» **What you have to do**: Only the pictures are omitted; repeat all other data exactly.

» **Given data**:
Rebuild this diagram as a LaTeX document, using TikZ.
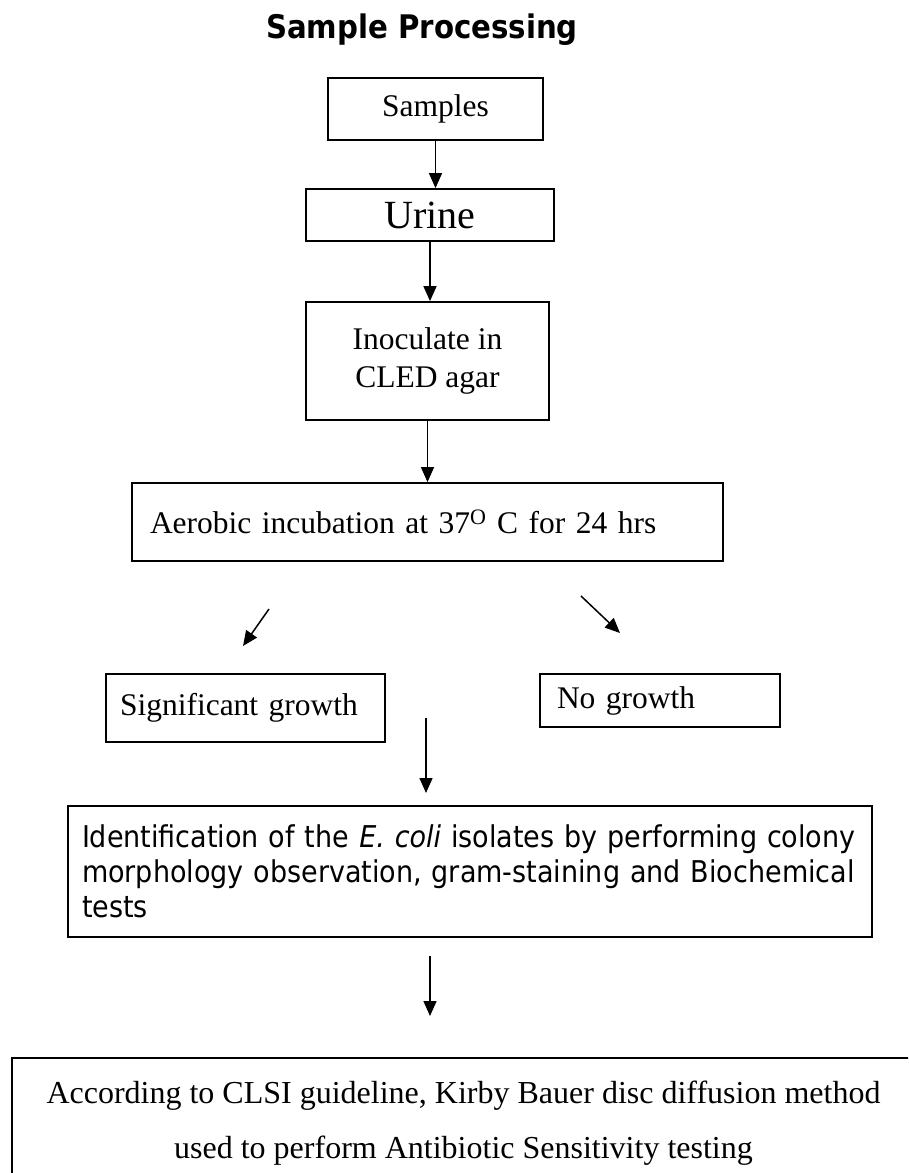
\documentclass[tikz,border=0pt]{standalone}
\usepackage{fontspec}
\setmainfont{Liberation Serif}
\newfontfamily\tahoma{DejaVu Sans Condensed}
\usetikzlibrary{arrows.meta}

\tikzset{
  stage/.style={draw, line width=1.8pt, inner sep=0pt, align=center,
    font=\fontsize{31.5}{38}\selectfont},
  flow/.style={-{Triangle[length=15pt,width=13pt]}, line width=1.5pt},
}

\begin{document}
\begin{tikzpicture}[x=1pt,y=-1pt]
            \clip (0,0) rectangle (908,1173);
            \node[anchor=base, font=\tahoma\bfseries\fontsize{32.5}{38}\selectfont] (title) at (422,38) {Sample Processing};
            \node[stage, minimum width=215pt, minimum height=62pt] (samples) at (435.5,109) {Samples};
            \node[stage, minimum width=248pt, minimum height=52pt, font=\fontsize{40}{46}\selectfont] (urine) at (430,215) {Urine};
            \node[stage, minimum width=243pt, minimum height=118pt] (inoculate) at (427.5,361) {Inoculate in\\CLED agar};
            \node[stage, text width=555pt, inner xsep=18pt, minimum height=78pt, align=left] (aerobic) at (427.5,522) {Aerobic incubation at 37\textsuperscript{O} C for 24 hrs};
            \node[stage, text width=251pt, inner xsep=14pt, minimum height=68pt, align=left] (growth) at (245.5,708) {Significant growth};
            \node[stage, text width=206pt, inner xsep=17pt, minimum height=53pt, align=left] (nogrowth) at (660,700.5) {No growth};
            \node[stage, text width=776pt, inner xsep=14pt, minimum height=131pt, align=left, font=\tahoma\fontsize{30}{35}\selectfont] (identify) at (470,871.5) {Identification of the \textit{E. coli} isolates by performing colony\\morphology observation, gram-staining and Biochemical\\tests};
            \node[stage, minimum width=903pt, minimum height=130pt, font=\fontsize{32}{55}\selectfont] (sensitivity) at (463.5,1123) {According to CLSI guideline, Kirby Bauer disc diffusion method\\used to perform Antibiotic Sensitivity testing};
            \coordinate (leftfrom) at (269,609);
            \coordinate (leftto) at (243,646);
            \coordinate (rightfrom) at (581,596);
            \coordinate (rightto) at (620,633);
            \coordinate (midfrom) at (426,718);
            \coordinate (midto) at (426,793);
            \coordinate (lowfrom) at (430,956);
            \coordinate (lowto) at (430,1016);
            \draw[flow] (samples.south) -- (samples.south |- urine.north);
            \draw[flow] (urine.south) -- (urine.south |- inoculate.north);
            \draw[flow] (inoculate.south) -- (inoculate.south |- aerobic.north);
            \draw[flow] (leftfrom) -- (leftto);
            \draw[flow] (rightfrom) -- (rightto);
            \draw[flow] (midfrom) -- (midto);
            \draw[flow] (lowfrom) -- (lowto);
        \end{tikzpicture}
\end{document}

» **Exercise answer**:
Rebuild this diagram as a LaTeX document, using TikZ.
\documentclass[tikz,border=0pt]{standalone}
\usepackage{fontspec}
\setmainfont{Liberation Serif}
\newfontfamily\tahoma{DejaVu Sans Condensed}
\usetikzlibrary{arrows.meta}

\tikzset{
  stage/.style={draw, line width=1.8pt, inner sep=0pt, align=center,
    font=\fontsize{31.5}{38}\selectfont},
  flow/.style={-{Triangle[length=15pt,width=13pt]}, line width=1.5pt},
}

\begin{document}
\begin{tikzpicture}[x=1pt,y=-1pt]
            \clip (0,0) rectangle (908,1173);
            \node[anchor=base, font=\tahoma\bfseries\fontsize{32.5}{38}\selectfont] (title) at (422,38) {Sample Processing};
            \node[stage, minimum width=215pt, minimum height=62pt] (samples) at (435.5,109) {Samples};
            \node[stage, minimum width=248pt, minimum height=52pt, font=\fontsize{40}{46}\selectfont] (urine) at (430,215) {Urine};
            \node[stage, minimum width=243pt, minimum height=118pt] (inoculate) at (427.5,361) {Inoculate in\\CLED agar};
            \node[stage, text width=555pt, inner xsep=18pt, minimum height=78pt, align=left] (aerobic) at (427.5,522) {Aerobic incubation at 37\textsuperscript{O} C for 24 hrs};
            \node[stage, text width=251pt, inner xsep=14pt, minimum height=68pt, align=left] (growth) at (245.5,708) {Significant growth};
            \node[stage, text width=206pt, inner xsep=17pt, minimum height=53pt, align=left] (nogrowth) at (660,700.5) {No growth};
            \node[stage, text width=776pt, inner xsep=14pt, minimum height=131pt, align=left, font=\tahoma\fontsize{30}{35}\selectfont] (identify) at (470,871.5) {Identification of the \textit{E. coli} isolates by performing colony\\morphology observation, gram-staining and Biochemical\\tests};
            \node[stage, minimum width=903pt, minimum height=130pt, font=\fontsize{32}{55}\selectfont] (sensitivity) at (463.5,1123) {According to CLSI guideline, Kirby Bauer disc diffusion method\\used to perform Antibiotic Sensitivity testing};
            \coordinate (leftfrom) at (269,609);
            \coordinate (leftto) at (243,646);
            \coordinate (rightfrom) at (581,596);
            \coordinate (rightto) at (620,633);
            \coordinate (midfrom) at (426,718);
            \coordinate (midto) at (426,793);
            \coordinate (lowfrom) at (430,956);
            \coordinate (lowto) at (430,1016);
            \draw[flow] (samples.south) -- (samples.south |- urine.north);
            \draw[flow] (urine.south) -- (urine.south |- inoculate.north);
            \draw[flow] (inoculate.south) -- (inoculate.south |- aerobic.north);
            \draw[flow] (leftfrom) -- (leftto);
            \draw[flow] (rightfrom) -- (rightto);
            \draw[flow] (midfrom) -- (midto);
            \draw[flow] (lowfrom) -- (lowto);
        \end{tikzpicture}
\end{document}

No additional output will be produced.